→ **Requirements**
Every line that contains "picture" counts once; give the total number of such lines, with no other words.

→ **Collected data**
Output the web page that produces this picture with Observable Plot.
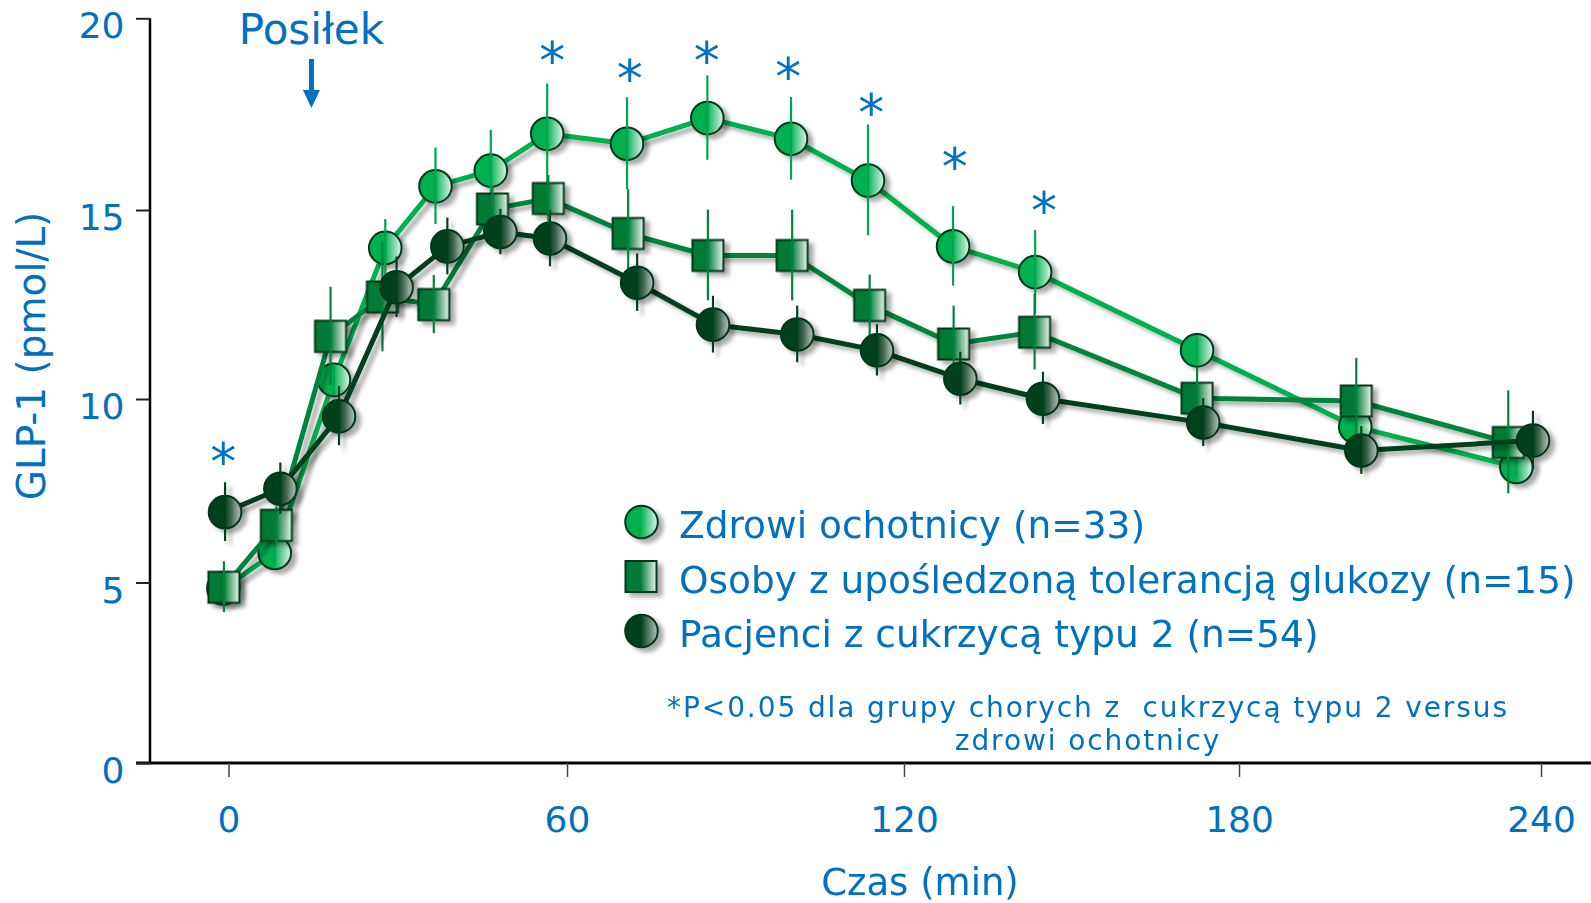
<!DOCTYPE html>
<html><head><meta charset="utf-8">
<script src="https://cdn.jsdelivr.net/npm/d3@7"></script>
<script src="https://cdn.jsdelivr.net/npm/@observablehq/plot@0.6"></script>
<style>html,body{margin:0;padding:0;background:#fff;} svg{display:block;}</style>
</head><body><div id="chart"></div>
<script>
// ---- data ----
const xTicks = [0, 60, 120, 180, 240];
const yTicks = [0, 5, 10, 15, 20];
const seriesNames = ["Zdrowi ochotnicy (n=33)", "Osoby z upośledzoną tolerancją glukozy (n=15)", "Pacjenci z cukrzycą typu 2 (n=54)"];

const timesH = [-1, 8.1, 18.6, 27.7, 36.6, 46.4, 56.4, 70.6, 84.9, 99.8, 113.5, 128.7, 143.4, 172.4, 203.0, 235.0];
const valsH  = [4.85, 5.82, 10.52, 14.01, 15.63, 16.04, 17.0, 16.74, 17.41, 16.87, 15.78, 14.05, 13.37, 11.30, 9.26, 8.16];
const seH    = [0.3, 0.3, 0.4, 0.75, 1.0, 1.05, 1.3, 1.2, 1.1, 1.08, 1.45, 1.05, 1.1, 0.3, 0.3, 0.3];

const timesI = [-0.9, 8.4, 18.0, 27.2, 36.3, 46.7, 56.6, 70.8, 85.0, 100.0, 113.8, 128.8, 143.3, 172.4, 203.2, 233.4];
const valsI  = [4.88, 6.57, 11.67, 12.71, 12.51, 15.04, 15.31, 14.39, 13.81, 13.81, 12.49, 11.47, 11.78, 10.03, 9.96, 8.83];
const seI    = [0.7, 0.5, 1.3, 1.45, 0.77, 0.6, 0.6, 1.15, 1.2, 1.2, 0.8, 1.0, 1.0, 0.82, 1.13, 1.4];

const timesT = [-0.7, 9.1, 19.5, 29.7, 38.7, 48.1, 56.9, 72.4, 85.9, 100.9, 115.1, 130.0, 144.8, 173.5, 204.2, 238.3];
const valsT  = [6.93, 7.57, 9.54, 12.97, 14.05, 14.43, 14.26, 13.09, 11.98, 11.72, 11.30, 10.55, 10.02, 9.37, 8.61, 8.88];
const seT    = [0.8, 0.7, 0.8, 0.8, 0.75, 0.6, 0.75, 0.76, 0.75, 0.75, 0.68, 0.7, 0.7, 0.65, 0.65, 0.8];

const sigTimes = [-1, 57.3, 71.1, 84.8, 99.3, 114.1, 129.0, 145.0];
const sigY     = [8.5, 19.11, 18.63, 19.11, 18.67, 17.74, 16.33, 15.19];

const footnote = ["*P<0.05 dla grupy chorych z  cukrzycą typu 2 versus", "zdrowi ochotnicy"];
const yLabel = "GLP-1 (pmol/L)";
const xLabel = "Czas (min)";
const mealLabel = "Posiłek";
const mealTime = 14.7;

// ---- layout ----
const W = 1591, H = 903;
const xRange = [228.5, 567, 904, 1239, 1541];
const yRange = [763, 582.5, 399, 210, 18.3];
const blue = "#0070c0";
const font = "DejaVu Sans";

const rows = (t, v, se) => t.map((d, i) => ({t: d, v: v[i], lo: v[i] - se[i], hi: v[i] + se[i]}));
const series = [
  {data: rows(timesH, valsH, seH), line: "#00b050", bar: "#00a64f", grad: "gH", symbol: "circle", r: 16.3},
  {data: rows(timesI, valsI, seI), line: "#00843d", bar: "#00843d", grad: "gI", symbol: "square", r: 17.5},
  {data: rows(timesT, valsT, seT), line: "#003f1d", bar: "#003f1d", grad: "gT", symbol: "circle", r: 16.3}
];
const sig = sigTimes.map((t, i) => ({t, v: sigY[i]}));

const marks = [];
for (const s of series) {
  marks.push(Plot.line(s.data, {x: "t", y: "v", stroke: s.line, strokeWidth: 5, strokeLinejoin: "round"}));
  marks.push(Plot.dot(s.data, {x: "t", y: "v", symbol: s.symbol, r: s.r, fill: `url(#${s.grad})`, stroke: "#00391a", strokeWidth: 2}));
  marks.push(Plot.ruleX(s.data, {x: "t", y1: "lo", y2: "hi", stroke: s.bar, strokeWidth: 2.2}));
}
marks.push(Plot.text(sig, {x: "t", y: "v", text: d => "*", fill: blue, fontSize: 52, dy: 9}));
marks.push(Plot.axisX(xTicks, {anchor: "bottom", tickSize: 14, tickPadding: 29, fontSize: 36, fill: blue, stroke: "#444", strokeWidth: 1.5, label: null}));
marks.push(Plot.axisY(yTicks, {anchor: "left", tickSize: 14, fill: "none", stroke: "#222", strokeWidth: 2, label: null}));
marks.push(Plot.axisY(yTicks, {anchor: "left", tickSize: 0, tickPadding: 26, dy: 8, fontSize: 36, fill: blue, stroke: "none", label: null}));

const plot = Plot.plot({
  width: W, height: H,
  marginLeft: 150, marginRight: 0, marginTop: 18, marginBottom: 140,
  style: {fontFamily: font, background: "#fff", color: blue},
  x: {type: "linear", domain: xTicks, range: xRange},
  y: {type: "linear", domain: yTicks, range: yRange},
  marks
});
document.getElementById("chart").appendChild(plot);

// ---- defs: gradients + shadow ----
const svg = d3.select(plot);
const defs = svg.insert("defs", ":first-child");
function grad(id, base, light) {
  const g = defs.append("linearGradient").attr("id", id).attr("x1", 0).attr("x2", 1).attr("y1", 0).attr("y2", 0);
  g.append("stop").attr("offset", "0%").attr("stop-color", base);
  g.append("stop").attr("offset", "48%").attr("stop-color", base);
  g.append("stop").attr("offset", "100%").attr("stop-color", light);
}
grad("gH", "#00b050", "#e2f6e9");
grad("gI", "#007a35", "#eef5f0");
grad("gT", "#003f1d", "#b9c2bb");
const f = defs.append("filter").attr("id", "sh").attr("x", "-20%").attr("y", "-20%").attr("width", "150%").attr("height", "150%");
f.append("feDropShadow").attr("dx", 5).attr("dy", 4).attr("stdDeviation", 2).attr("flood-color", "#000").attr("flood-opacity", 0.33);
svg.selectAll('g[aria-label="line"], g[aria-label="dot"]').attr("filter", "url(#sh)");
const ruleGroups = svg.selectAll('g[aria-label="rule"]').nodes();
if (ruleGroups[2]) d3.select(ruleGroups[2]).attr("filter", "url(#sh)");

// ---- axis lines ----
const xs = v => plot.scale("x").apply(v);
const ys = v => plot.scale("y").apply(v);
const axes = svg.insert("g", "g");
axes.append("line").attr("x1", 136).attr("x2", W).attr("y1", ys(0)).attr("y2", ys(0)).attr("stroke", "#000").attr("stroke-width", 3);
axes.append("line").attr("x1", 150).attr("x2", 150).attr("y1", ys(20)).attr("y2", ys(0) + 1).attr("stroke", "#000").attr("stroke-width", 2.5);

// ---- annotations ----
const ann = svg.append("g").attr("font-family", font).attr("fill", blue).attr("text-anchor", "start");
const mx = xs(mealTime);
ann.append("text").attr("x", mx).attr("y", 44).attr("text-anchor", "middle").attr("font-size", 42).text(mealLabel);
ann.append("rect").attr("x", mx - 2.5).attr("y", 59).attr("width", 5).attr("height", 33);
ann.append("path").attr("d", `M${mx - 8.5},90L${mx + 8.5},90L${mx},108Z`);

ann.append("text").attr("transform", "translate(45,356) rotate(-90)").attr("text-anchor", "middle").attr("font-size", 39).text(yLabel);
ann.append("text").attr("x", 920).attr("y", 895).attr("text-anchor", "middle").attr("font-size", 37).text(xLabel);

// legend
const legY = [522, 576.5, 631];
const leg = svg.append("g");
leg.append("circle").attr("cx", 641.5).attr("cy", legY[0]).attr("r", 16.3).attr("fill", "url(#gH)").attr("stroke", "#00391a").attr("stroke-width", 2).attr("filter", "url(#sh)");
leg.append("rect").attr("x", 625.5).attr("y", legY[1] - 15.5).attr("width", 31).attr("height", 31).attr("fill", "url(#gI)").attr("stroke", "#00391a").attr("stroke-width", 2).attr("filter", "url(#sh)");
leg.append("circle").attr("cx", 641.5).attr("cy", legY[2]).attr("r", 16.3).attr("fill", "url(#gT)").attr("stroke", "#00391a").attr("stroke-width", 2).attr("filter", "url(#sh)");
seriesNames.forEach((n, i) => {
  ann.append("text").attr("x", 679).attr("y", legY[i] + 16).attr("text-anchor", "start").attr("font-size", 37.5).text(n);
});

// footnote
footnote.forEach((t, i) => {
  ann.append("text").attr("x", 1088).attr("y", 717 + i * 33).attr("text-anchor", "middle").attr("font-size", 28)
    .attr("letter-spacing", 1.9).style("white-space", "pre").text(t);
});
</script></body></html>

→ **Finished answer**
1